A Review of the Effectiveness of Antidepressant Medications for Depressed Nursing Home Residents
Boyce RD, Hanlon JT, Karp JF, Kloke J, Saleh A, Handler SM. A Review of the Effectiveness of Antidepressant Medications for Depressed Nursing Home Residents, Journal of the American Medical Directors Association, 2011 Oct 20. DOI:10.1016/j.jamda.2011.08.009. PMID:22019084.
Antidepressant medications are the most common psychopharmacologic therapy used to treat depressed nursing home (NH) residents. Despite a significant increase in the rate of antidepressant prescribing over the past several decades, little is known about the effectiveness of these agents in the NH population.

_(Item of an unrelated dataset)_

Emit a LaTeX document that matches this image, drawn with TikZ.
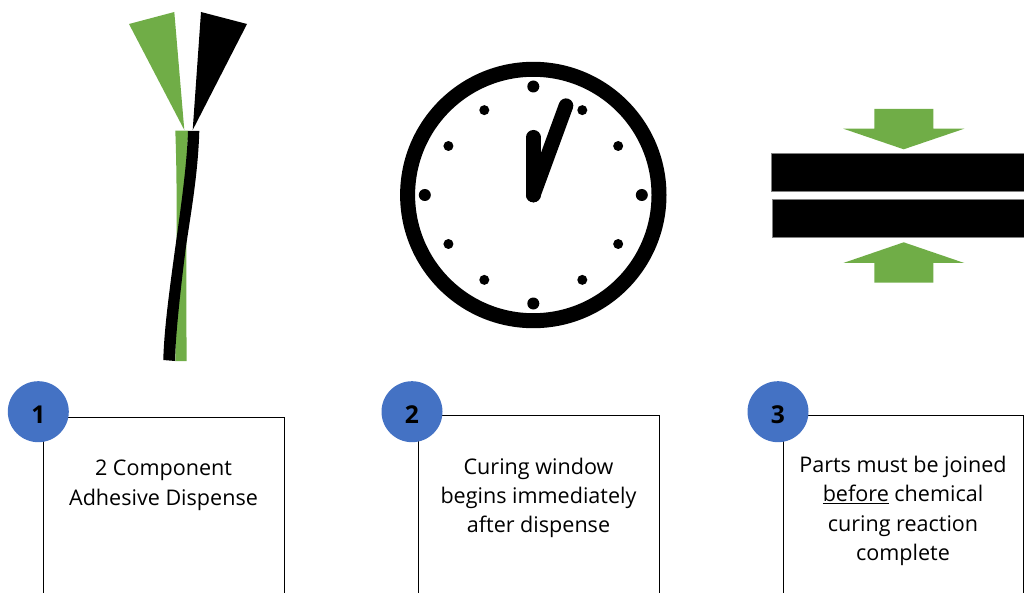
\documentclass[tikz,border=0pt]{standalone}
\usepackage{fontspec}
\setmainfont{Open Sans}
\usepackage{xcolor}
\usetikzlibrary{positioning}
\definecolor{gluegreen}{RGB}{112,173,71}
\definecolor{stepblue}{RGB}{68,114,196}
\tikzset{
  step badge/.style={
    circle,
    fill=stepblue,
    minimum size=1.83cm,
    inner sep=0pt,
    text height=20pt,
    text depth=0pt,
    font=\fontsize{21}{24}\selectfont\bfseries
  },
  step text/.style={
    align=center,
    anchor=north,
    font=\fontsize{18.4}{25}\selectfont
  },
  step frame/.style={
    draw=black,
    line width=0.8pt
  },
  clock dot/.style={
    fill=black
  },
  clock hand/.style={
    line width=12.5pt,
    line cap=round
  },
  plate/.style={
    fill=black,
    draw=gray,
    line width=0.5pt
  }
}

\begin{document}
\begin{tikzpicture}[x=0.03cm,y=-0.03cm]
  \useasboundingbox (0,0) rectangle (1024,593);

  % Adhesive fan
  \fill[gluegreen] (129,24) -- (174.3,12) -- (184.3,130) -- cycle;
  \fill[black] (201,12) -- (247,24) -- (192.7,130) -- cycle;

  % Twisted strands
  \fill[gluegreen] (175.3,130.7) -- (188,130.7) .. controls (186,200) and (186,290) .. (186.7,361) -- (175.3,361) .. controls (176,300) and (178,200) .. cycle;
  \fill[black] (188,131) -- (199.3,131) .. controls (198,175) and (190.5,215) .. (185.5,250) .. controls (180.5,290) and (175.5,335) .. (175,361) -- (163.3,360) .. controls (164,330) and (169.5,290) .. (174.5,253) .. controls (180.5,210) and (187,165) .. cycle;

  % Clock
  \coordinate (clockc) at (533.3,195);
  \draw[line width=12.8pt] (clockc) circle (125.7);
  \foreach \a in {0,90,180,270}
    \fill[clock dot] (clockc) ++(\a:108.5 and -108.5) circle (6);
  \foreach \a in {30,60,120,150,210,240,300,330}
    \fill[clock dot] (clockc) ++(\a:98 and -98) circle (5);
  \coordinate (hourtip) at (533.3,137.3);
  \coordinate (minutetip) at (566,105.7);
  \draw[clock hand] (clockc) -- (hourtip);
  \draw[clock hand] (clockc) -- (minutetip);

  % Press arrows and plates
  \fill[gluegreen] (874.3,109) -- (933.3,109) -- (933.3,128.7) -- (964.3,128.7) -- (903.7,149.3) -- (843.3,128.7) -- (874.3,128.7) -- cycle;
  \fill[gluegreen] (874.3,282.7) -- (933.3,282.7) -- (933.3,263) -- (964.3,263) -- (903.7,242.3) -- (843.3,263) -- (874.3,263) -- cycle;
  \draw[plate] (771.3,153.3) rectangle (1025,191);
  \draw[plate] (772,199) rectangle (1025,237);

  % Step 1
  \draw[step frame] (43,594) -- (43,417) -- (284.5,417) -- (284.5,594);
  \node[step badge] (badgeone) at (38.3,411.7) {1};
  \node[step text] (textone) at (163.5,456) {2 Component\\Adhesive Dispense};

  % Step 2
  \draw[step frame] (418,594) -- (418,415) -- (659.5,415) -- (659.5,594);
  \node[step badge] (badgetwo) at (412,411.7) {2};
  \node[step text] (texttwo) at (538.5,453.5) {Curing window\\begins immediately\\after dispense};

  % Step 3
  \draw[step frame] (783,594) -- (783,415) -- (1023.5,415) -- (1023.5,594);
  \node[step badge] (badgethree) at (778,411.7) {3};
  \node[step text] (textthree) at (903,452) {Parts must be joined\\\underline{before} chemical\\curing reaction\\complete};

\end{tikzpicture}
\end{document}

To conduct a systematic review of the literature to examine and compare the effectiveness of antidepressant medications for treating major depressive symptoms in elderly NH residents.

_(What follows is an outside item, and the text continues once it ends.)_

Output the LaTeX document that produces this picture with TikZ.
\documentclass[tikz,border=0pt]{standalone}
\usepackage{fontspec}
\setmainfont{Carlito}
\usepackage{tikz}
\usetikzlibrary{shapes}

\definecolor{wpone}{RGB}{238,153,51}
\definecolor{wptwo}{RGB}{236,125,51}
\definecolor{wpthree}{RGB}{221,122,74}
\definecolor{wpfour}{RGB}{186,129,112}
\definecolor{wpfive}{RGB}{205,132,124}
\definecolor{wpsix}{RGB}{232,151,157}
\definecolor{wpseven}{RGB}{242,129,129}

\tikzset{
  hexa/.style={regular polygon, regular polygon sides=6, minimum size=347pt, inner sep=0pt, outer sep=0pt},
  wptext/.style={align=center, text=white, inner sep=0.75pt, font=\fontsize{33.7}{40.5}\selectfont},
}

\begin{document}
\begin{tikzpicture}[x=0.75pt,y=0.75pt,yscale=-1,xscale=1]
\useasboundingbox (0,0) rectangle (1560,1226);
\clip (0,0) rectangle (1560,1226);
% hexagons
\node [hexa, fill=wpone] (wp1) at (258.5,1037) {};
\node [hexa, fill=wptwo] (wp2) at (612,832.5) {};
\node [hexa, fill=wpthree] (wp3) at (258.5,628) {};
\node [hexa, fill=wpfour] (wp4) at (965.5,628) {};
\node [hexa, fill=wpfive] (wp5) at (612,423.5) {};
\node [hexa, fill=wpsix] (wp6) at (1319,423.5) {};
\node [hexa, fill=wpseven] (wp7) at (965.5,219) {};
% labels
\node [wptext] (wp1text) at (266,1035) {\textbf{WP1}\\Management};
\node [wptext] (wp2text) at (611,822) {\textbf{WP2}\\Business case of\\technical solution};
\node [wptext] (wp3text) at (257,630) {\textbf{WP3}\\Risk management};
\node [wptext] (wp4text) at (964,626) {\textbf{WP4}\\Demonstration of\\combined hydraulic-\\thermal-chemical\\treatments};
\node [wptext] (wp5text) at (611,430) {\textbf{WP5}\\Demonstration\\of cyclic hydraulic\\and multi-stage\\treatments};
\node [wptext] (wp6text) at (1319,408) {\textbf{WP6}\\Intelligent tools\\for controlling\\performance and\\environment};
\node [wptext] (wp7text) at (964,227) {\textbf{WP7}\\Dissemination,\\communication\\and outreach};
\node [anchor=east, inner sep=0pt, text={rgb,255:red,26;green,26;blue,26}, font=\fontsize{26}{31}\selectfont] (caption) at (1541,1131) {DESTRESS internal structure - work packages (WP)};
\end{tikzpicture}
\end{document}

The following databases were searched with searches completed prior to January 2011 and no language restriction: MEDLINE, Embase, PsycINFO, CINHAL, CENTRAL, LILACS, ClinicalTrials.gov, International Standard Randomized Controlled Trial Number Register, and the WHO International Clinical Trial Registry Platform. Additional studies were identified from citations in evidence-based guidelines and reviews as well as book chapters on geriatric depression and pharmacotherapy from several clinical references. Studies were included if they described a clinical trial that assessed the effectiveness of any currently-marketed antidepressant for adults aged 65 years or older, who resided in the NH, and were diagnosed by DSM criteria and/or standardized validated screening instruments with Major Depressive Disorder, minor depression, dysthymic disorder, or Depression in Alzheimer's disease.
A total of eleven studies, including four randomized and seven non-randomized open-label trials, met all inclusion and exclusion criteria. It was not feasible to conduct a meta-analysis because the studies were heterogeneous in terms of study design, operational definitions of depression, participant characteristics, pharmacologic interventions, and outcome measures. Of the four randomized trials, two had a control group and did not demonstrate a statistically-significant benefit for antidepressant pharmacotherapy over placebo. While six of the seven non-randomized studies identified a response to an antidepressant, their results must be interpreted with caution as they lacked a comparison group.
The limited amount of evidence from randomized and non-randomized open-label trials suggests that depressed NH residents have a modest response to antidepressant medications. Further research using rigorous study designs are needed to examine the effectiveness and safety of antidepressants in depressed NH residents, and to determine the various facility, provider, and patient factors associated with response to treatment.